New manufacturers came onto the scene. Brammo probably the most notable one, and the most promising. The Brammo electric motorcycle is not based on an off-road bike, but on a street one, though designed from the ground up. The Enertia is a decent street bike, with a range of some 40 miles and a top speed of 60 mph. The Lithium Iron Phosphate batteries have a capacity of 3.1 kW per hour, with a 4 hour 100% recharge. The battery life makes it easier to own, since it'll last some 2,000 charges.
The 40 mile range is interesting. Statistically, the average daily commute (average for all vehicles types) is around 16 miles, one-way. Even with an aggressive riding style (the faster you go, the more electricity you use), the Brammo Enertia can still ride 30 miles. This means that you are at the limit of your range. So 40 miles falls short of making a comfortable commute, unless you "tank" up when you're at the office.
But with Brammo's recent announcement of the Enertia Plus, this electric motorcycle comes into the range that is acceptable and comfortable for most commuters. Using special lithium ion batteries, delivering 6 kW per hour, the range of the bike is upped to 80 miles, with the top speed remaining 60 mph. On the downside, the lifespan of the battery is limited to some 500 cycles (or around 30,000 miles).
With a extended range of 80 miles, even when riding full throttle your range is 40 miles, it should satisfy most commuters. But 80 miles doesn't get you your weekend ride. Those usually are longer.
But for more aggressive riding, and even longer ones, Brammo have an electric motorcycle for you. Called the Empulse, the bike uses lithium ion batteries, delivering a whopping 10 kWh, but recharging it takes a lot longer, 4 to 12 hours (depending on the voltage used - Europe has an advantage with its 220 Volts of North America's 110). But then you do get a "real" motorcycle with a range exceeding 100 miles and a top speed of 100 mph.
With extended range electric motorcycles like the Enertia Plus, and with real street motorcycle that are fast and long range, bikers that do not ride RTWRound The World have a choice now.

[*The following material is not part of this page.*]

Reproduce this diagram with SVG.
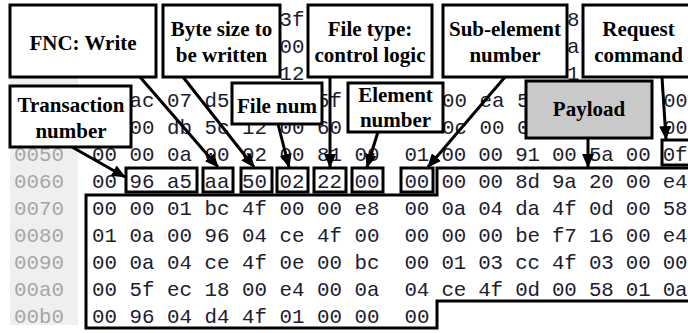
<svg xmlns="http://www.w3.org/2000/svg" width="688" height="333" viewBox="0 0 688 333">
<style>
.hex{font-family:"Liberation Mono","DejaVu Sans Mono",monospace;font-size:20.8px;fill:#1c1c30}
.addr{font-family:"Liberation Mono","DejaVu Sans Mono",monospace;font-size:20.8px;fill:#a6a6a6}
.box{fill:#fff;stroke:#000;stroke-width:3}
.pay{fill:#c9c9c9;stroke:#000;stroke-width:3}
.hl{fill:none;stroke:#000;stroke-width:3}
.lbl{font-family:"Liberation Serif","Times New Roman",serif;font-weight:bold;font-size:21px;fill:#000;text-anchor:middle}
.arr{stroke:#000;stroke-width:3;fill:none;marker-end:url(#ah)}
</style>
<defs>
<marker id="ah" viewBox="0 0 14 12" refX="13" refY="6" markerWidth="14" markerHeight="12" markerUnits="userSpaceOnUse" orient="auto">
<path d="M0,0 L14,6 L0,12 z" fill="#000"/>
</marker>
</defs>
<rect x="0" y="0" width="688" height="333" fill="#fff"/>
<rect x="10" y="77" width="68" height="248" fill="#efefef"/>

<g id="addresses" class="addr">
<text x="14" y="161">0050</text>
<text x="14" y="188">0060</text>
<text x="14" y="215">0070</text>
<text x="14" y="242">0080</text>
<text x="14" y="269">0090</text>
<text x="14" y="296">00a0</text>
<text x="14" y="323">00b0</text>
</g>

<g id="hexdump" class="hex">
<text x="279.5" y="26">3f</text><text x="567" y="26">8</text>
<text x="279.5" y="53">00</text><text x="567" y="53">a</text>
<text x="279.5" y="80">12</text><text x="567" y="80">1</text>
<text x="129.5" y="107">ac</text><text x="167" y="107">07</text><text x="204.5" y="107">d5</text><text x="317" y="107">5f</text>
<text x="442" y="107">00</text><text x="479.5" y="107">ea</text><text x="517" y="107">5</text><text x="663.5" y="107" textLength="24" lengthAdjust="spacingAndGlyphs">00</text>
<text x="129.5" y="134">00</text><text x="167" y="134">db</text><text x="204.5" y="134">5c</text><text x="242" y="134">12</text><text x="279.5" y="134">00</text><text x="317" y="134">60</text>
<text x="442" y="134">0c</text><text x="479.5" y="134">00</text><text x="517" y="134">0</text><text x="663.5" y="134" textLength="24" lengthAdjust="spacingAndGlyphs">00</text>
<text x="92" y="161" textLength="287.5" lengthAdjust="spacing">00 00 0a 00 02 00 81 00</text>
<text x="404.5" y="161" textLength="283" lengthAdjust="spacing">01 00 00 91 00 5a 00 0f</text>
<text x="92" y="188" textLength="287.5" lengthAdjust="spacing">00 96 a5 aa 50 02 22 00</text>
<text x="404.5" y="188" textLength="283" lengthAdjust="spacing">00 00 00 8d 9a 20 00 e4</text>
<text x="92" y="215" textLength="287.5" lengthAdjust="spacing">00 00 01 bc 4f 00 00 e8</text>
<text x="404.5" y="215" textLength="283" lengthAdjust="spacing">00 0a 04 da 4f 0d 00 58</text>
<text x="92" y="242" textLength="287.5" lengthAdjust="spacing">01 0a 00 96 04 ce 4f 00</text>
<text x="404.5" y="242" textLength="283" lengthAdjust="spacing">00 00 00 be f7 16 00 e4</text>
<text x="92" y="269" textLength="287.5" lengthAdjust="spacing">00 0a 04 ce 4f 0e 00 bc</text>
<text x="404.5" y="269" textLength="283" lengthAdjust="spacing">00 01 03 cc 4f 03 00 00</text>
<text x="92" y="296" textLength="287.5" lengthAdjust="spacing">00 5f ec 18 00 e4 00 0a</text>
<text x="404.5" y="296" textLength="283" lengthAdjust="spacing">04 ce 4f 0d 00 58 01 0a</text>
<text x="92" y="323" textLength="287.5" lengthAdjust="spacing">00 96 04 d4 4f 01 00 00</text>
<text x="404.5" y="323">00</text>
</g>

<g id="highlights">
<rect class="hl" x="126" y="168" width="71" height="24"/>
<rect class="hl" x="203" y="168" width="30" height="24"/>
<rect class="hl" x="241" y="168" width="31" height="24"/>
<rect class="hl" x="277" y="168" width="31" height="24"/>
<rect class="hl" x="314" y="168" width="32" height="24"/>
<rect class="hl" x="352" y="168" width="31" height="24"/>
<rect class="hl" x="401" y="168" width="32" height="24"/>
<rect class="hl" x="662" y="140" width="33" height="25"/>
<path class="hl" d="M437,168 L694,168 L694,301 L437,301 L437,328 L86,328 L86,195 L437,195 Z"/>
</g>

<g id="fnc-write"><rect class="box" x="10" y="5" width="146" height="72"/><text class="lbl" x="83" y="50">FNC: Write</text></g>
<g id="byte-size"><rect class="box" x="163" y="5" width="117" height="72"/><text class="lbl" x="221.5" y="36">Byte size to</text><text class="lbl" x="221.5" y="62">be written</text></g>
<g id="file-type"><rect class="box" x="308" y="5" width="124" height="72"/><text class="lbl" x="370" y="36">File type:</text><text class="lbl" x="370" y="62">control logic</text></g>
<g id="sub-element"><rect class="box" x="443" y="5" width="124" height="72"/><text class="lbl" x="505" y="36">Sub-element</text><text class="lbl" x="505" y="62">number</text></g>
<g id="request-command"><rect class="box" x="583" y="5" width="111" height="72"/><text class="lbl" x="638.5" y="36">Request</text><text class="lbl" x="638.5" y="62">command</text></g>
<g id="transaction"><rect class="box" x="10" y="86" width="121" height="61"/><text class="lbl" x="71" y="112">Transaction</text><text class="lbl" x="71" y="138">number</text></g>
<g id="file-num"><rect class="box" x="232" y="83" width="90" height="41"/><text class="lbl" x="277" y="113">File num</text></g>
<g id="element"><rect class="box" x="348" y="83" width="95" height="49"/><text class="lbl" x="395.5" y="102">Element</text><text class="lbl" x="395.5" y="127">number</text></g>
<g id="payload"><rect class="pay" x="526" y="81" width="126" height="57"/><text class="lbl" x="589" y="116">Payload</text></g>

<g id="connectors">
<line class="arr" x1="140" y1="77" x2="218" y2="167"/>
<line class="arr" x1="183" y1="77" x2="254" y2="167"/>
<line class="arr" x1="278" y1="124" x2="289" y2="167"/>
<line class="arr" x1="330" y1="77" x2="330" y2="167"/>
<line class="arr" x1="378" y1="132" x2="367" y2="167"/>
<line class="arr" x1="505" y1="77" x2="428" y2="167"/>
<line class="arr" x1="72" y1="147" x2="125" y2="177"/>
<line class="arr" x1="662" y1="77" x2="666" y2="139"/>
<line class="arr" x1="588" y1="138" x2="588" y2="167"/>
</g>
</svg>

The biggest obstacle for buying an electric motorcycle is price. Electric motorcycles are still more expensive than their gas guzzling counterparts, but even there, prices are starting to fall, and governments are subsidizing electric motorcycle purchases. Secondly, once you've parted with your kidneys to pay for the bike, your running costs are extremely low. Electricity is a hell of a lot less expensive than petrol, and that difference can only increase over time.
The only way that electric motorcycles will be reduced in price, and increased in range and speed, is when (not "if") the big manufacturers join the game.
BMW have been prototyping an electric C1 scooter since last year. So far, it's an only model, but they are looking seriously at this prototype for future development, and I would not be surprised to see it coming to the market in a year or so. (article )
Of course BMW's Mini released its own electric scooter, the E-concept. (article )
KTM have recently announced their KTM Freeride, an electric motocrosser. With batteries conceived to deliver sufficient charge (2.5 kWh) for a top speed of 70 kph (enough for motocross and 90 minutes riding pleasure), it is a serious attempt of KTM to keep dominating the off road world in the future. (article )
So far, these are still in concept stage, and will not see a dealer showroom before a year or two.
Honda and Yamaha have already a series of electric motorcycle, more scooters than motorcycles, and all are low power units meant for 50cc replacement (ie school kids). But even their efforts will pave the way for better, faster and more important, cheaper battery technology.
I for one am waiting to see the Brammo Empulse parked inside my garage... I really can't wait.